In 1950, the couple moved from Illinois to Long Island where they both joined the staff of Brookhaven National Laboratory. At the laboratory she founded a series of monthly lectures known as the Brookhaven Lecture Series which is still continuing as of September 2026.

Scharff-Goldhaber was an active member of the American Physical Society (APS). She participated in committees devoted to the status of women in physics and pre-college physics education. She reached early career scientists, both men and women. Rosalyn Sussman Yalow, who was awarded the 1977 Nobel Prize in Physiology or Medicine thanked Scharff-Goldhaber "for support and encouragement."
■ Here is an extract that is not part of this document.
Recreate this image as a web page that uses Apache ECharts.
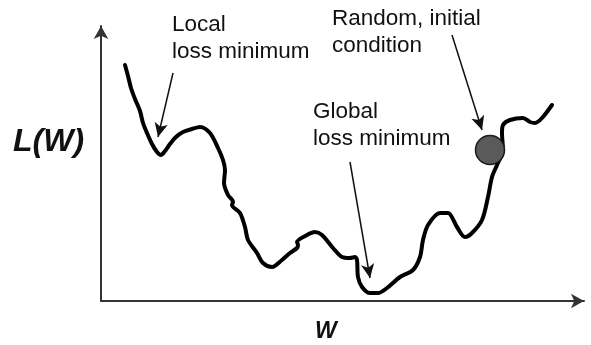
<!DOCTYPE html>
<html>
<head>
<meta charset="utf-8">
<script src="https://cdn.jsdelivr.net/npm/echarts@6/dist/echarts.min.js"></script>
<style>
html,body{margin:0;padding:0;background:#fff;}
#chart{width:591px;height:345px;}
</style>
</head>
<body>
<div id="chart"></div>
<script>
// Loss landscape curve: weight w and loss L(w)
var wValues = [2.4,2.7,3.0,3.4,3.9,4.2,4.6,5.1,5.6,6.0,6.4,6.9,7.5,8.2,9.1,9.9,10.9,11.7,12.2,12.4,12.3,12.7,13.2,13.1,13.9,14.4,14.7,15.6,16.2,17.1,18.1,18.9,19.6,19.7,19.6,20.6,21.4,22.1,23.2,24.1,24.9,25.4,25.6,25.7,26.1,26.9,27.7,28.6,29.9,31.2,31.9,32.2,32.7,33.9,34.7,35.6,36.4,37.1,38.1,38.7,39.1,39.6,40.2,40.1,40.2,40.9,42.2,42.9,43.4,44.1,45.1];
var lossValues = [23.6,22.5,21.3,20.2,19.0,17.8,16.8,15.7,14.9,14.6,15.0,15.7,16.4,16.9,17.2,17.4,16.8,15.3,14.1,13.1,11.8,10.6,9.9,9.6,8.8,7.4,6.1,4.8,3.8,3.4,4.1,4.8,5.3,5.6,5.9,6.6,6.9,6.6,5.3,4.4,4.3,4.4,4.1,2.4,1.4,0.8,0.8,1.3,2.4,3.1,4.4,6.1,7.6,8.8,8.8,7.4,6.4,6.8,8.1,10.4,12.4,13.6,15.1,16.8,17.6,18.1,18.3,17.9,17.8,18.3,19.6];
// Ball (random initial condition)
var ballW = 38.9;
var ballL = 15.1;
// Annotation arrows: start and end points [w, L]
var arrowStarts = [[7.2,22.8],[35.1,26.6],[24.9,13.9]];
var arrowEnds = [[5.7,16.4],[38.1,17.1],[26.9,2.3]];
// Texts
var annotationTexts = ['Local\nloss minimum','Random, initial\ncondition','Global\nloss minimum'];
var yAxisTitle = 'L(W)';
var xAxisTitle = 'W';
var axisMaxW = 48.3;
var axisMaxL = 27.5;

var curve = wValues.map(function(w,i){return [w, lossValues[i]];});
var arrowData = arrowStarts.map(function(s,i){
  return [{coord:s},{coord:arrowEnds[i]}];
});
var FONT = '"Liberation Sans", Arial, sans-serif';
var textPos = [[172,11],[332,5],[313,98]];

var chart = echarts.init(document.getElementById('chart'), null, {renderer:'canvas'});
chart.setOption({
  animation:false,
  backgroundColor:'#fff',
  grid:{left:101, right:7, top:26, bottom:44},
  xAxis:{type:'value', min:0, max:axisMaxW,
    axisLine:{show:true, onZero:false, symbol:['none','arrow'], symbolSize:[11,13], lineStyle:{color:'#333', width:2}},
    axisTick:{show:false}, axisLabel:{show:false}, splitLine:{show:false}},
  yAxis:{type:'value', min:0, max:axisMaxL,
    axisLine:{show:true, onZero:false, symbol:['none','arrow'], symbolSize:[11,13], lineStyle:{color:'#333', width:2}},
    axisTick:{show:false}, axisLabel:{show:false}, splitLine:{show:false}},
  series:[
    {type:'line', data:curve, smooth:0.3, showSymbol:false, symbol:'none',
     lineStyle:{color:'#000', width:4, cap:'round', join:'round'}, z:2,
     markLine:{silent:true, symbol:['none','arrow'], symbolSize:[10,14],
       lineStyle:{type:'solid', color:'#111', width:1.5}, label:{show:false},
       emphasis:{disabled:true}, data:arrowData}},
    {type:'scatter', data:[[ballW, ballL]], symbol:'circle', symbolSize:29, z:3,
     itemStyle:{color:'#5a5a5a', borderColor:'#1a1a1a', borderWidth:1.5, opacity:1}}
  ],
  graphic:[
    {type:'text', left:textPos[0][0], top:textPos[0][1], style:{text:annotationTexts[0], font:'22.5px '+FONT, lineHeight:27, fill:'#111'}},
    {type:'text', left:textPos[1][0], top:textPos[1][1], style:{text:annotationTexts[1], font:'22.5px '+FONT, lineHeight:27, fill:'#111'}},
    {type:'text', left:textPos[2][0], top:textPos[2][1], style:{text:annotationTexts[2], font:'22.5px '+FONT, lineHeight:27, fill:'#111'}},
    {type:'text', left:13, top:126, style:{text:yAxisTitle, font:'italic bold 32px '+FONT, lineHeight:32, fill:'#111'}},
    {type:'text', left:315, top:320, style:{text:xAxisTitle, font:'italic bold 23px '+FONT, lineHeight:23, fill:'#111'}}
  ]
});
</script>
</body>
</html>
Due to retirement laws of the time, she officially ended her employment in 1977, but continued to work unpaid until 1988.

== Research ==

Goldhaber studied neutron-proton and neutron-nucleus reaction cross sections in 1941, and gamma radiation emission and absorption by nuclei in 1942. Around this time she also observed that spontaneous nuclear fission is accompanied by the release of neutrons — a result that had been theorized earlier but had yet to be shown. Her work with spontaneous nuclear fission was classified during the war, and was only published after the war ended in 1946.

In 1948, the Goldhabers devised an experiment to confirm that beta particles were identical to the electron based on the Pauli exclusion principle.

In the 1950s, Scharff-Goldhaber research on nuclei helped resolved inconsistencies between the liquid drop model the nuclear shell model and connected the two approaches. She also measured the energy of excited nuclei as a function of neutron number, demonstrating that shell structure influenced the energy, with maxima at the magic numbers. She tied anomalies in this relation to different shapes of the nuclei. Her theory became known as the variable moment of inertia (VMI) model which tied the shape of nuclei to their spectrum.

Before computer graphics, she produced one of the earliest 3D plots of the table of nuclides, by gluing vertical rods of length proportional to the lowest excitation energy of a physical board.

==Awards and honors==
- 1947 — elected as a fellow of the American Physical Society
- 1972 — elected to National Academy of Sciences (the third female physicist to be so honored)
- 1982 — Long Island Achiever's Award in Science
- 1984 — Phi Beta Kappa visiting scholar
- 1990 — Outstanding Woman Scientist Award from the New York Chapter of the Association for Women Scientists
In 2001, Brookhaven National Laboratory created the Gertrude and Maurice Goldhaber Distinguished Fellowships in her honor. These prestigious Fellowships are awarded to early-career scientists with exceptional talent and credentials who have a strong desire for independent research at the frontiers of their fields.